Transcribe the lines below verbatim, skipping the images.

-- Start of SUPPLIED MATERIAL --

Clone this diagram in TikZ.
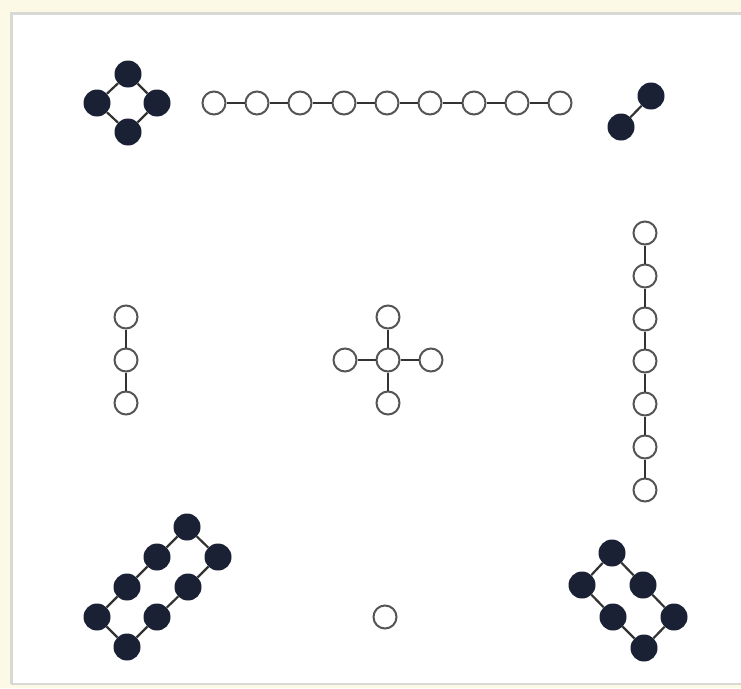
\documentclass[tikz,border=0pt]{standalone}
\definecolor{cream}{HTML}{FCFAE6}
\definecolor{framegray}{HTML}{D8D8D4}
\definecolor{navy}{HTML}{1B2134}
\definecolor{ringgray}{HTML}{555555}
\definecolor{edgegray}{HTML}{333333}
\tikzset{
  bnode/.style={circle,fill=navy,draw=none,minimum size=27pt,inner sep=0pt},
  wnode/.style={circle,fill=white,draw=ringgray,line width=2pt,minimum size=23pt,inner sep=0pt},
  link/.style={draw=edgegray,line width=2.2pt},
}
\begin{document}
\begin{tikzpicture}[x=1pt,y=-1pt]
\useasboundingbox (0,0) rectangle (741,688);
\fill[cream] (0,0) rectangle (741,688);
\fill[white] (10,12) rectangle (741,684);
\draw[framegray,line width=3pt] (11,684) -- (11,13.5) -- (741,13.5);
\draw[framegray,line width=1.5pt] (11,684) -- (741,684);

% top-left diamond
\node[bnode] (d1) at (128,74) {};
\node[bnode] (d2) at (157,103) {};
\node[bnode] (d3) at (128,132) {};
\node[bnode] (d4) at (97,103) {};
\draw[link] (d1) -- (d2) -- (d3) -- (d4) -- (d1);

% top chain
\foreach \i [count=\k] in {214,257,300,344,387,430,474,517,560} {
  \node[wnode] (t\k) at (\i,103) {};
}
\foreach \a/\b in {1/2,2/3,3/4,4/5,5/6,6/7,7/8,8/9} {
  \draw[link] (t\a) -- (t\b);
}

% top-right pair
\node[bnode] (p1) at (651,96) {};
\node[bnode] (p2) at (621,127) {};
\draw[link] (p1) -- (p2);

% left vertical chain
\node[wnode] (l1) at (126,317) {};
\node[wnode] (l2) at (126,360) {};
\node[wnode] (l3) at (126,403) {};
\draw[link] (l1) -- (l2) -- (l3);

% center cross
\node[wnode] (c0) at (388,360) {};
\node[wnode] (cu) at (388,317) {};
\node[wnode] (cd) at (388,403) {};
\node[wnode] (cl) at (345,360) {};
\node[wnode] (cr) at (431,360) {};
\draw[link] (c0) -- (cu);
\draw[link] (c0) -- (cd);
\draw[link] (c0) -- (cl);
\draw[link] (c0) -- (cr);

% right vertical chain
\foreach \j [count=\k] in {233,276,319,361,404,447,490} {
  \node[wnode] (r\k) at (645,\j) {};
}
\foreach \a/\b in {1/2,2/3,3/4,4/5,5/6,6/7} {
  \draw[link] (r\a) -- (r\b);
}

% bottom center single
\node[wnode] (s1) at (385,617) {};

% bottom-left ring of 8
\node[bnode] (a1) at (187,527) {};
\node[bnode] (a2) at (157,557) {};
\node[bnode] (a3) at (127,587) {};
\node[bnode] (a4) at (97,617) {};
\node[bnode] (a5) at (127,647) {};
\node[bnode] (a6) at (157,617) {};
\node[bnode] (a7) at (188,587) {};
\node[bnode] (a8) at (218,557) {};
\draw[link] (a1) -- (a2) -- (a3) -- (a4) -- (a5) -- (a6) -- (a7) -- (a8) -- (a1);

% bottom-right ring of 6
\node[bnode] (b1) at (612,553) {};
\node[bnode] (b2) at (582,585) {};
\node[bnode] (b3) at (613,617) {};
\node[bnode] (b4) at (644,648) {};
\node[bnode] (b5) at (674,617) {};
\node[bnode] (b6) at (643,585) {};
\draw[link] (b1) -- (b2) -- (b3) -- (b4) -- (b5) -- (b6) -- (b1);
\end{tikzpicture}
\end{document}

-- End of SUPPLIED MATERIAL --

RESULT.
Clone this diagram in TikZ.
\documentclass[tikz,border=0pt]{standalone}
\definecolor{cream}{HTML}{FCFAE6}
\definecolor{framegray}{HTML}{D8D8D4}
\definecolor{navy}{HTML}{1B2134}
\definecolor{ringgray}{HTML}{555555}
\definecolor{edgegray}{HTML}{333333}
\tikzset{
  bnode/.style={circle,fill=navy,draw=none,minimum size=27pt,inner sep=0pt},
  wnode/.style={circle,fill=white,draw=ringgray,line width=2pt,minimum size=23pt,inner sep=0pt},
  link/.style={draw=edgegray,line width=2.2pt},
}
\begin{document}
\begin{tikzpicture}[x=1pt,y=-1pt]
\useasboundingbox (0,0) rectangle (741,688);
\fill[cream] (0,0) rectangle (741,688);
\fill[white] (10,12) rectangle (741,684);
\draw[framegray,line width=3pt] (11,684) -- (11,13.5) -- (741,13.5);
\draw[framegray,line width=1.5pt] (11,684) -- (741,684);

% top-left diamond
\node[bnode] (d1) at (128,74) {};
\node[bnode] (d2) at (157,103) {};
\node[bnode] (d3) at (128,132) {};
\node[bnode] (d4) at (97,103) {};
\draw[link] (d1) -- (d2) -- (d3) -- (d4) -- (d1);

% top chain
\foreach \i [count=\k] in {214,257,300,344,387,430,474,517,560} {
  \node[wnode] (t\k) at (\i,103) {};
}
\foreach \a/\b in {1/2,2/3,3/4,4/5,5/6,6/7,7/8,8/9} {
  \draw[link] (t\a) -- (t\b);
}

% top-right pair
\node[bnode] (p1) at (651,96) {};
\node[bnode] (p2) at (621,127) {};
\draw[link] (p1) -- (p2);

% left vertical chain
\node[wnode] (l1) at (126,317) {};
\node[wnode] (l2) at (126,360) {};
\node[wnode] (l3) at (126,403) {};
\draw[link] (l1) -- (l2) -- (l3);

% center cross
\node[wnode] (c0) at (388,360) {};
\node[wnode] (cu) at (388,317) {};
\node[wnode] (cd) at (388,403) {};
\node[wnode] (cl) at (345,360) {};
\node[wnode] (cr) at (431,360) {};
\draw[link] (c0) -- (cu);
\draw[link] (c0) -- (cd);
\draw[link] (c0) -- (cl);
\draw[link] (c0) -- (cr);

% right vertical chain
\foreach \j [count=\k] in {233,276,319,361,404,447,490} {
  \node[wnode] (r\k) at (645,\j) {};
}
\foreach \a/\b in {1/2,2/3,3/4,4/5,5/6,6/7} {
  \draw[link] (r\a) -- (r\b);
}

% bottom center single
\node[wnode] (s1) at (385,617) {};

% bottom-left ring of 8
\node[bnode] (a1) at (187,527) {};
\node[bnode] (a2) at (157,557) {};
\node[bnode] (a3) at (127,587) {};
\node[bnode] (a4) at (97,617) {};
\node[bnode] (a5) at (127,647) {};
\node[bnode] (a6) at (157,617) {};
\node[bnode] (a7) at (188,587) {};
\node[bnode] (a8) at (218,557) {};
\draw[link] (a1) -- (a2) -- (a3) -- (a4) -- (a5) -- (a6) -- (a7) -- (a8) -- (a1);

% bottom-right ring of 6
\node[bnode] (b1) at (612,553) {};
\node[bnode] (b2) at (582,585) {};
\node[bnode] (b3) at (613,617) {};
\node[bnode] (b4) at (644,648) {};
\node[bnode] (b5) at (674,617) {};
\node[bnode] (b6) at (643,585) {};
\draw[link] (b1) -- (b2) -- (b3) -- (b4) -- (b5) -- (b6) -- (b1);
\end{tikzpicture}
\end{document}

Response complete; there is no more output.